One of the major trends in BC is wineries that explore the concept of Terroir . Terroir is a French word that means sense of place. It’s your vineyards aspect to the sun, soil type, diurnal temperature changes (daytime to nighttime ) and anything else that is different than your neighbour . If you can demonstrably show that your piece of dirt is significantly unique from another winery and makes a noticeable difference to the flavour , aromatics or structure to the wine you make you can legitimately charge more for the wine. In business we call that a unique selling proposition. This process has been under way in BC for awhile with varying degrees of success.

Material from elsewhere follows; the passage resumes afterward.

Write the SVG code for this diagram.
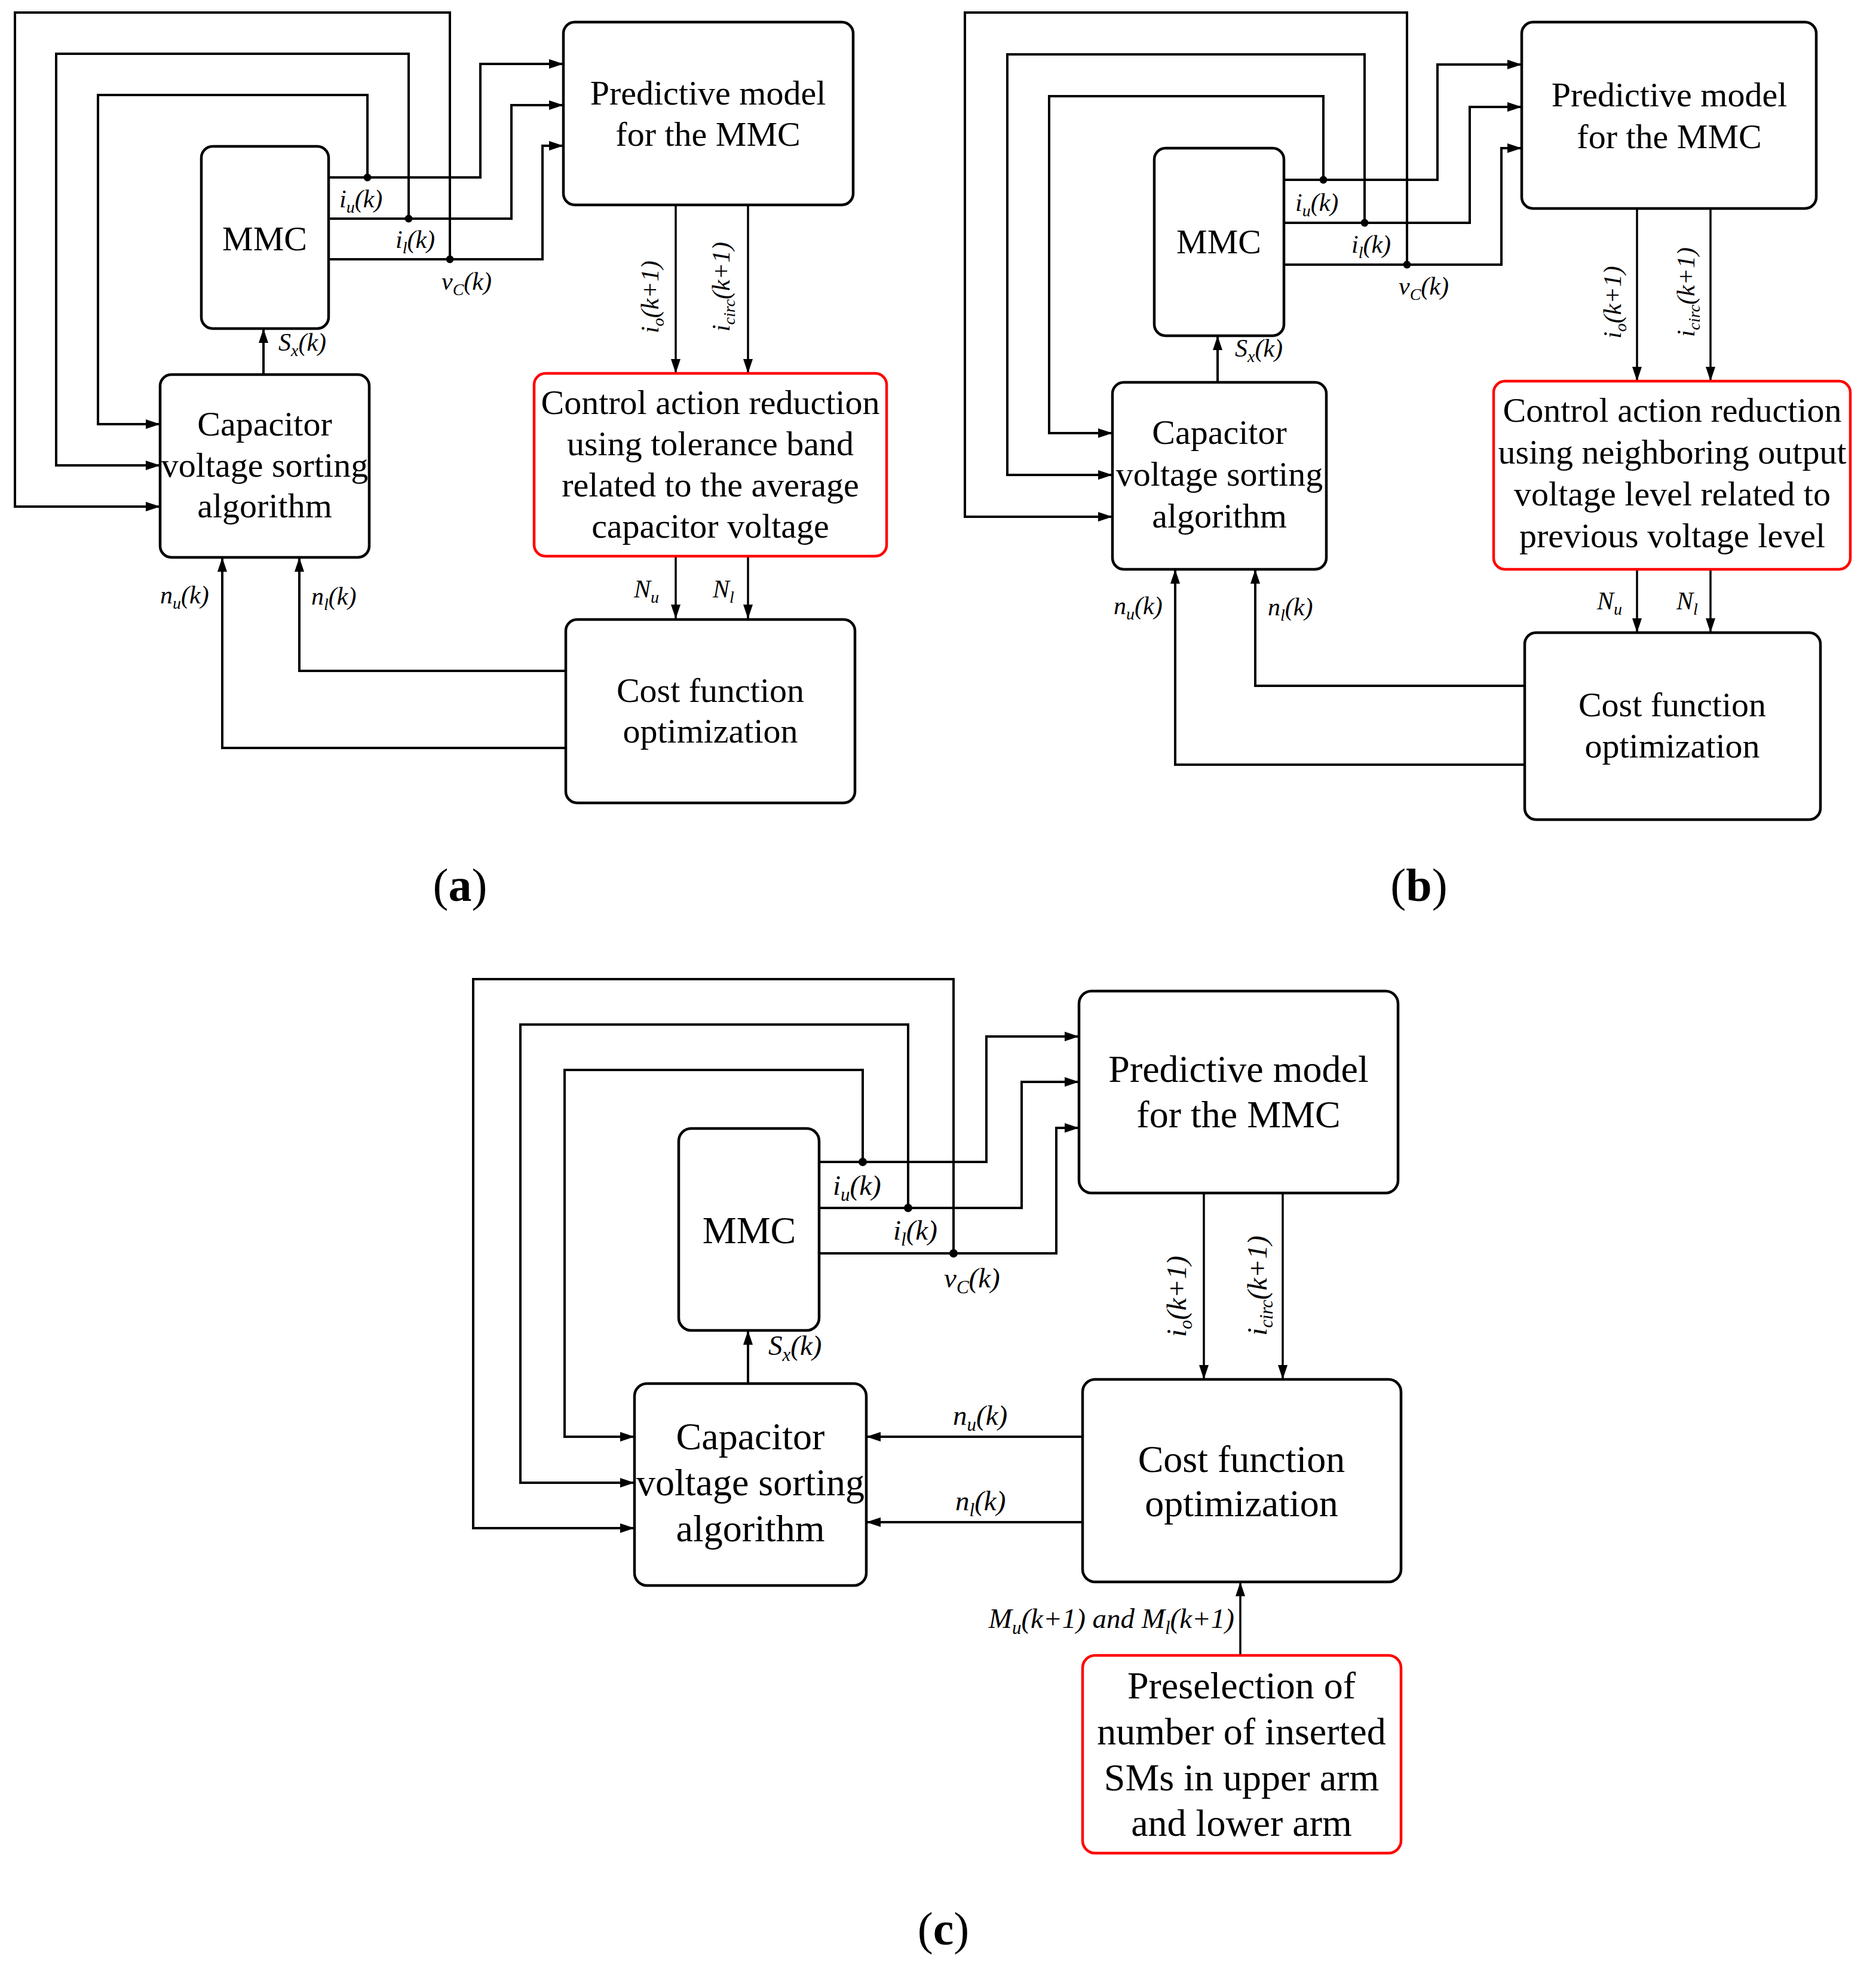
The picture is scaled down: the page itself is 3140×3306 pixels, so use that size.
<svg xmlns="http://www.w3.org/2000/svg" width="3140" height="3306" viewBox="0 0 3140 3306">
<style>
.box{fill:#fff;stroke:#000;stroke-width:4.5}
.rbox{fill:#fff;stroke:#f00;stroke-width:4.5}
.ar{fill:none;stroke:#000;stroke-width:4;marker-end:url(#ah)}
.ar2{fill:none;stroke:#000;stroke-width:3.5;marker-end:url(#ah)}
.dot{fill:#000}
.t{font-family:"Liberation Serif","Times New Roman",serif;font-size:58px;text-anchor:middle;fill:#000}
.tc{font-family:"Liberation Serif","Times New Roman",serif;font-size:64px;text-anchor:middle;fill:#000}
.lb{font-family:"Liberation Serif","Times New Roman",serif;font-style:italic;font-size:42px;fill:#000}
.lbc{font-family:"Liberation Serif","Times New Roman",serif;font-style:italic;font-size:47px;fill:#000}
.sb{font-size:28px}
.sbc{font-size:31px}
.cap{font-family:"Liberation Serif","Times New Roman",serif;font-size:78px;text-anchor:middle;fill:#000}
</style>
<defs>
<marker id="ah" viewBox="0 0 24 16" refX="24" refY="8" markerWidth="24" markerHeight="16" markerUnits="userSpaceOnUse" orient="auto">
<path d="M0,0 L24,8 L0,16 Z" fill="#000"/>
</marker>
</defs>
<rect width="3140" height="3306" fill="#fff"/>

<!-- ============ Panel (a) ============ -->
<g id="a-connectors">
<path class="ar" d="M753,434 V21 H25 V848 H268"/>
<path class="ar" d="M684,366 V90 H94 V779 H268"/>
<path class="ar" d="M615,297 V159 H164 V710 H268"/>
<path class="ar" d="M550,297 H804 V107 H943"/>
<path class="ar" d="M550,366 H856 V176 H943"/>
<path class="ar" d="M550,434 H908 V244 H943"/>
<path class="ar" d="M441,627 V550"/>
<path class="ar2" d="M1131,343 V625"/>
<path class="ar2" d="M1252,343 V625"/>
<path class="ar2" d="M1131,931 V1036"/>
<path class="ar2" d="M1252,931 V1036"/>
<path class="ar" d="M947,1123 H501 V933"/>
<path class="ar" d="M947,1252 H372 V933"/>
<circle class="dot" cx="615" cy="297" r="6.5"/>
<circle class="dot" cx="684" cy="366" r="6.5"/>
<circle class="dot" cx="753" cy="434" r="6.5"/>
<text class="lb" x="568" y="347">i<tspan class="sb" dy="9">u</tspan><tspan dy="-9">(k)</tspan></text>
<text class="lb" x="662" y="415">i<tspan class="sb" dy="9">l</tspan><tspan dy="-9">(k)</tspan></text>
<text class="lb" x="739" y="485">v<tspan class="sb" dy="9">C</tspan><tspan dy="-9">(k)</tspan></text>
<text class="lb" x="466" y="587">S<tspan class="sb" dy="9">x</tspan><tspan dy="-9">(k)</tspan></text>
<text class="lb" x="268" y="1010">n<tspan class="sb" dy="9">u</tspan><tspan dy="-9">(k)</tspan></text>
<text class="lb" x="521" y="1012">n<tspan class="sb" dy="9">l</tspan><tspan dy="-9">(k)</tspan></text>
<text class="lb" x="1061" y="1000">N<tspan class="sb" dy="9">u</tspan></text>
<text class="lb" x="1193" y="1000">N<tspan class="sb" dy="9">l</tspan></text>
<text class="lb" text-anchor="middle" transform="translate(1102,497) rotate(-90)">i<tspan class="sb" dy="9">o</tspan><tspan dy="-9">(k+1)</tspan></text>
<text class="lb" text-anchor="middle" transform="translate(1221,480) rotate(-90)">i<tspan class="sb" dy="9">circ</tspan><tspan dy="-9">(k+1)</tspan></text>
</g>
<g id="a-mmc"><rect class="box" x="337" y="245" width="213" height="305" rx="19"/><text class="t" x="443" y="419">MMC</text></g>
<g id="a-pred"><rect class="box" x="943" y="37" width="485" height="306" rx="19"/><text class="t" x="1185" y="175">Predictive model</text><text class="t" x="1185" y="244">for the MMC</text></g>
<g id="a-cap"><rect class="box" x="268" y="627" width="350" height="306" rx="19"/><text class="t" x="443" y="729">Capacitor</text><text class="t" x="443" y="798">voltage sorting</text><text class="t" x="443" y="866">algorithm</text></g>
<g id="a-red"><rect class="rbox" x="894" y="625" width="590" height="306" rx="19"/><text class="t" x="1189" y="693">Control action reduction</text><text class="t" x="1189" y="762">using tolerance band</text><text class="t" x="1189" y="831">related to the average</text><text class="t" x="1189" y="900">capacitor voltage</text></g>
<g id="a-cost"><rect class="box" x="947" y="1037" width="484" height="307" rx="19"/><text class="t" x="1189" y="1175">Cost function</text><text class="t" x="1189" y="1243">optimization</text></g>
<text class="cap" x="770" y="1508">(<tspan font-weight="bold">a</tspan>)</text>

<!-- ============ Panel (b) ============ -->
<g id="b-connectors">
<path class="ar" d="M2355,443 V21 H1615 V865 H1862"/>
<path class="ar" d="M2284,373 V91 H1686 V795 H1862"/>
<path class="ar" d="M2215,301 V161 H1756 V725 H1862"/>
<path class="ar" d="M2149,301 H2406 V108 H2547"/>
<path class="ar" d="M2149,373 H2460 V179 H2547"/>
<path class="ar" d="M2149,443 H2513 V248 H2547"/>
<path class="ar" d="M2038,640 V562"/>
<path class="ar2" d="M2740,349 V638"/>
<path class="ar2" d="M2863,349 V638"/>
<path class="ar2" d="M2740,953 V1059"/>
<path class="ar2" d="M2863,953 V1059"/>
<path class="ar" d="M2552,1148 H2101 V953"/>
<path class="ar" d="M2552,1280 H1967 V953"/>
<circle class="dot" cx="2215" cy="301" r="6.5"/>
<circle class="dot" cx="2284" cy="373" r="6.5"/>
<circle class="dot" cx="2355" cy="443" r="6.5"/>
<text class="lb" x="2168" y="353">i<tspan class="sb" dy="9">u</tspan><tspan dy="-9">(k)</tspan></text>
<text class="lb" x="2262" y="423">i<tspan class="sb" dy="9">l</tspan><tspan dy="-9">(k)</tspan></text>
<text class="lb" x="2341" y="493">v<tspan class="sb" dy="9">C</tspan><tspan dy="-9">(k)</tspan></text>
<text class="lb" x="2067" y="597">S<tspan class="sb" dy="9">x</tspan><tspan dy="-9">(k)</tspan></text>
<text class="lb" x="1864" y="1028">n<tspan class="sb" dy="9">u</tspan><tspan dy="-9">(k)</tspan></text>
<text class="lb" x="2122" y="1030">n<tspan class="sb" dy="9">l</tspan><tspan dy="-9">(k)</tspan></text>
<text class="lb" x="2673" y="1020">N<tspan class="sb" dy="9">u</tspan></text>
<text class="lb" x="2806" y="1020">N<tspan class="sb" dy="9">l</tspan></text>
<text class="lb" text-anchor="middle" transform="translate(2713,506) rotate(-90)">i<tspan class="sb" dy="9">o</tspan><tspan dy="-9">(k+1)</tspan></text>
<text class="lb" text-anchor="middle" transform="translate(2836,489) rotate(-90)">i<tspan class="sb" dy="9">circ</tspan><tspan dy="-9">(k+1)</tspan></text>
</g>
<g id="b-mmc"><rect class="box" x="1932" y="248" width="217" height="314" rx="19"/><text class="t" x="2040" y="424">MMC</text></g>
<g id="b-pred"><rect class="box" x="2547" y="37" width="493" height="312" rx="19"/><text class="t" x="2794" y="178">Predictive model</text><text class="t" x="2794" y="248">for the MMC</text></g>
<g id="b-cap"><rect class="box" x="1862" y="640" width="358" height="313" rx="19"/><text class="t" x="2041" y="743">Capacitor</text><text class="t" x="2041" y="813">voltage sorting</text><text class="t" x="2041" y="883">algorithm</text></g>
<g id="b-red"><rect class="rbox" x="2500" y="638" width="597" height="315" rx="19"/><text class="t" x="2799" y="706">Control action reduction</text><text class="t" x="2799" y="776">using neighboring output</text><text class="t" x="2799" y="846">voltage level related to</text><text class="t" x="2799" y="916">previous voltage level</text></g>
<g id="b-cost"><rect class="box" x="2552" y="1059" width="495" height="313" rx="19"/><text class="t" x="2799" y="1199">Cost function</text><text class="t" x="2799" y="1268">optimization</text></g>
<text class="cap" x="2375" y="1508">(<tspan font-weight="bold">b</tspan>)</text>

<!-- ============ Panel (c) ============ -->
<g id="c-connectors">
<path class="ar" d="M1596,2098 V1639 H792 V2558 H1062"/>
<path class="ar" d="M1520,2022 V1715 H871 V2482 H1062"/>
<path class="ar" d="M1444,1945 V1791 H945 V2405 H1062"/>
<path class="ar" d="M1371,1945 H1651 V1735 H1806"/>
<path class="ar" d="M1371,2022 H1710 V1811 H1806"/>
<path class="ar" d="M1371,2098 H1768 V1888 H1806"/>
<path class="ar" d="M1252,2315 V2227"/>
<path class="ar2" d="M2015,1997 V2309"/>
<path class="ar2" d="M2147,1997 V2309"/>
<path class="ar" d="M1812,2405 H1450"/>
<path class="ar" d="M1812,2548 H1450"/>
<path class="ar2" d="M2076,2771 V2648"/>
<circle class="dot" cx="1444" cy="1945" r="7"/>
<circle class="dot" cx="1520" cy="2022" r="7"/>
<circle class="dot" cx="1596" cy="2098" r="7"/>
<text class="lbc" x="1394" y="2000">i<tspan class="sbc" dy="10">u</tspan><tspan dy="-10">(k)</tspan></text>
<text class="lbc" x="1495" y="2075">i<tspan class="sbc" dy="10">l</tspan><tspan dy="-10">(k)</tspan></text>
<text class="lbc" x="1580" y="2155">v<tspan class="sbc" dy="10">C</tspan><tspan dy="-10">(k)</tspan></text>
<text class="lbc" x="1286" y="2268">S<tspan class="sbc" dy="10">x</tspan><tspan dy="-10">(k)</tspan></text>
<text class="lbc" x="1595" y="2385">n<tspan class="sbc" dy="10">u</tspan><tspan dy="-10">(k)</tspan></text>
<text class="lbc" x="1599" y="2528">n<tspan class="sbc" dy="10">l</tspan><tspan dy="-10">(k)</tspan></text>
<text class="lbc" text-anchor="end" x="2066" y="2725">M<tspan class="sbc" dy="10">u</tspan><tspan dy="-10">(k+1) and M</tspan><tspan class="sbc" dy="10">l</tspan><tspan dy="-10">(k+1)</tspan></text>
<text class="lbc" text-anchor="middle" transform="translate(1985,2170) rotate(-90)">i<tspan class="sbc" dy="10">o</tspan><tspan dy="-10">(k+1)</tspan></text>
<text class="lbc" text-anchor="middle" transform="translate(2120,2152) rotate(-90)">i<tspan class="sbc" dy="10">circ</tspan><tspan dy="-10">(k+1)</tspan></text>
</g>
<g id="c-mmc"><rect class="box" x="1136" y="1889" width="235" height="338" rx="21"/><text class="tc" x="1254" y="2081">MMC</text></g>
<g id="c-pred"><rect class="box" x="1806" y="1659" width="534" height="338" rx="21"/><text class="tc" x="2073" y="1811">Predictive model</text><text class="tc" x="2073" y="1887">for the MMC</text></g>
<g id="c-cap"><rect class="box" x="1062" y="2316" width="388" height="338" rx="21"/><text class="tc" x="1256" y="2426">Capacitor</text><text class="tc" x="1256" y="2503">voltage sorting</text><text class="tc" x="1256" y="2580">algorithm</text></g>
<g id="c-cost"><rect class="box" x="1812" y="2309" width="533" height="339" rx="21"/><text class="tc" x="2078" y="2464">Cost function</text><text class="tc" x="2078" y="2538">optimization</text></g>
<g id="c-pre"><rect class="rbox" x="1812" y="2771" width="533" height="331" rx="21"/><text class="tc" x="2078" y="2843">Preselection of</text><text class="tc" x="2078" y="2920">number of inserted</text><text class="tc" x="2078" y="2997">SMs in upper arm</text><text class="tc" x="2078" y="3073">and lower arm</text></g>
<text class="cap" x="1579" y="3255">(<tspan font-weight="bold">c</tspan>)</text>
</svg>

Why didn’t we do it right at the start of our wine industry ? The answer is it didn’t matter until it did matter. Cryptic huh ? When our industry was in it’s infancy Terroir was a detriment to it as we didn’t have the experience that well known Terroir regions of the world like France and Italy had. So the solution was to say it didn’t matter and that we were every bit as good as any other country ( even if we weren’t ) . With increased numbers of wineries and vineyards in BC we then had to stand out from our neighbouring winery. The best way to do that is to then say my piece of dirt is better than my completion down the street or down the valley. The viticulturists started to do soil pit tests, ground penetrating radar analysis and sophisticated temperature recording and modelling. The winemakers started identifying the specific Terroir locations on the properties and vinifying the lots separately . Suddenly they started to realize certain batches were more aromatic, deeper in colour or had a structure that would allow them to age longer. This experimentation leads to the identification of the best spots and Voila ! Single vineyard wines are born, you can charge more for your wine, brand expansion happens and if the market agrees with your assessment then your price for the vineyard can be substantially more when you sell.
Who does this well in British Columbia ? I’ll give you one example Synchromesh Winery in Okanagan Falls. Alan Dickinson is making world class Riesling that are unique , flavorful and compete with some of the best wines in the world. Buy them cellar them and thank me later. Just leave some for me.